To be clear, neither the author (nor, one would imagine, most of the country) supports laws that disarm those who forget to leave out a “wet floor” sign, neglect to hold a door for an elderly person, or jaywalk.  The reason those laws are objectionable to most is that we wouldn’t expect them to be effective in preventing gun violence or misuse.  Yet, our modern perception that these laws are nonsensical no longer has any bearing on their constitutionality.  Legislatures may choose not to pass such laws but, if these laws are passed, courts must evaluate them solely by reference to Founding-Era history.

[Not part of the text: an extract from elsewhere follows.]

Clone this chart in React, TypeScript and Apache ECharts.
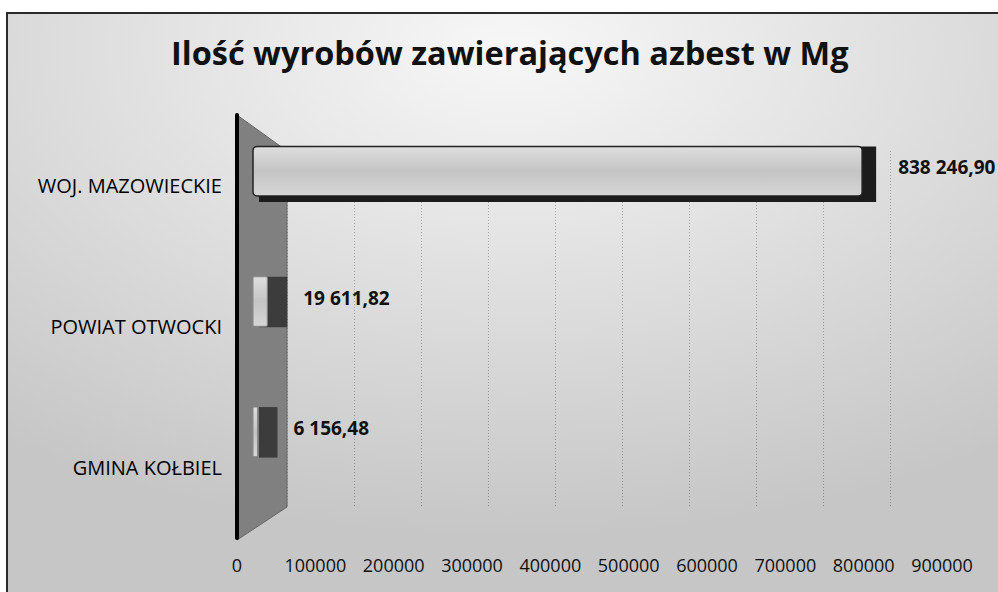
import React, { useEffect, useRef } from "react";
import * as echarts from "echarts";

const TITLE = "Ilość wyrobów zawierających azbest w Mg";
const categories = ["WOJ. MAZOWIECKIE", "POWIAT OTWOCKI", "GMINA KOŁBIEL"];
const values = [838246.9, 19611.82, 6156.48];
const AXIS_MIN = 0;
const AXIS_MAX = 900000;
const AXIS_STEP = 100000;

const FONT = "'Open Sans', 'Noto Sans', sans-serif";

function fmtPl(v: number): string {
  const [i, d] = v.toFixed(2).split(".");
  return i.replace(/\B(?=(\d{3})+(?!\d))/g, " ") + "," + d;
}

export default function App() {
  const ref = useRef<HTMLDivElement>(null);
  useEffect(() => {
    if (!ref.current) return;
    const chart = echarts.init(ref.current, undefined, { renderer: "svg" });
    const barData = categories.map((c, i) => [c, values[i]]);
    const option: any = {
      animation: false,
      backgroundColor: "#ffffff",
      title: {
        text: TITLE,
        left: 166,
        top: 31,
        textStyle: { fontFamily: FONT, fontSize: 32.5, fontWeight: "bold", color: "#111" },
      },
      graphic: [
        {
          type: "rect",
          z: -10,
          silent: true,
          shape: { x: 7, y: 13, width: 1200, height: 700 },
          style: {
            fill: {
              type: "radial",
              x: 0.42,
              y: 0.05,
              r: 0.7,
              colorStops: [
                { offset: 0, color: "#f7f7f7" },
                { offset: 1, color: "#c6c6c6" },
              ],
            },
            stroke: "#2a2a2a",
            lineWidth: 2,
          },
        },
        {
          type: "polygon",
          z: 1,
          silent: true,
          shape: { points: [[237, 115], [287, 151], [287, 507], [237, 540]] },
          style: { fill: "#808080", stroke: "#666", lineWidth: 1 },
        },
      ],
      grid: [
        { left: 237, right: 56, top: 115, bottom: 54 },
        { left: 253, right: 91, top: 106, bottom: 95 },
        { left: 287, right: 108, top: 151, bottom: 85 },
      ],
      xAxis: [
        {
          gridIndex: 0,
          type: "value",
          min: AXIS_MIN,
          max: AXIS_MAX,
          interval: AXIS_STEP,
          axisLine: { show: false },
          axisTick: { show: false },
          splitLine: { show: false },
          axisLabel: {
            fontFamily: FONT,
            fontSize: 18,
            color: "#111",
            margin: 18,
            formatter: (v: number) => String(v),
          },
        },
        {
          gridIndex: 1,
          type: "value",
          min: AXIS_MIN,
          max: AXIS_MAX,
          show: false,
        },
        {
          gridIndex: 2,
          type: "value",
          min: AXIS_MIN,
          max: AXIS_MAX,
          interval: AXIS_STEP,
          axisLine: { show: false },
          axisTick: { show: false },
          axisLabel: { show: false },
          splitLine: { show: true, lineStyle: { color: "rgba(0,0,0,0.28)", type: [1, 2], width: 1 } },
        },
      ],
      yAxis: [
        {
          gridIndex: 0,
          type: "category",
          data: categories,
          inverse: true,
          axisTick: { show: false },
          axisLine: { show: true, lineStyle: { color: "#000", width: 4 } },
          axisLabel: { fontFamily: FONT, fontSize: 20, color: "#000", margin: 15 },
          z: 5,
        },
        {
          gridIndex: 1,
          type: "category",
          data: categories,
          inverse: true,
          show: false,
        },
        {
          gridIndex: 2,
          type: "category",
          data: categories,
          inverse: true,
          show: false,
        },
      ],
      series: [
        {
          type: "custom",
          xAxisIndex: 1,
          yAxisIndex: 1,
          z: 10,
          encode: { x: 1, y: 0 },
          data: barData,
          renderItem: (params: any, api: any) => {
            const cat = api.value(0);
            const val = api.value(1);
            const s = api.coord([0, cat]);
            const e = api.coord([val, cat]);
            const h = api.size([0, 1])[1] * 0.38;
            const x0 = s[0];
            const x1 = e[0];
            const yc = s[1];
            const w = x1 - x0;
            const top = yc - h / 2;
            const big = w > 100;
            const side = big ? 14 : 20;
            return {
              type: "group",
              children: [
                {
                  type: "rect",
                  shape: { x: x0 + 6, y: top, width: w + side - 6, height: h + (big ? 6 : 1) },
                  style: { fill: big ? "#1c1c1c" : "#3c3c3c" },
                },
                {
                  type: "rect",
                  shape: { x: x0, y: top, width: w, height: h, r: big ? 4 : 1 },
                  style: {
                    fill: {
                      type: "linear",
                      x: 0,
                      y: 0,
                      x2: 0,
                      y2: 1,
                      colorStops: [
                        { offset: 0, color: "#dedede" },
                        { offset: 0.5, color: "#c4c4c4" },
                        { offset: 1, color: "#d6d6d6" },
                      ],
                    },
                    stroke: big ? "#222" : "#888",
                    lineWidth: big ? 1.5 : 1,
                  },
                },
                {
                  type: "text",
                  x: x1 + 36,
                  y: yc - 4,
                  style: {
                    text: fmtPl(val),
                    fontFamily: FONT,
                    fontSize: 19,
                    fontWeight: "bold",
                    fill: "#111",
                    textAlign: "left",
                    textVerticalAlign: "middle",
                  },
                },
              ],
            };
          },
        },
      ],
    };
    chart.setOption(option);
    return () => chart.dispose();
  }, []);
  return (
    <div
      ref={ref}
      style={{ position: "absolute", left: 0, top: 0, width: 998, height: 592 }}
    />
  );
}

As the opinion in Range recognizes, other Third Circuit judges and at least one sitting Supreme Court justice have already disagreed with the conclusion that non-violent felons can be disarmed under the Second Amendment.  Justice Barrett, in her dissent from the Seventh Circuit’s 2019 decision in Kanter v. Barr as a circuit judge, would have held that “Heller forecloses the ‘civic right’ argument on which a virtue limitation depends.”  In a partial concurrence to the Third Circuit’s 2016 decision in Binderup, Judge Hardiman (joined by four other judges) similarly interpreted the history to support only exclusions from the right based on perceptions of dangerousness.  And, dissenting from 2020 decision in Folajtar, Judge Bibas of the Third Circuit wrote that “[t]he virtue theory is not supported by history.”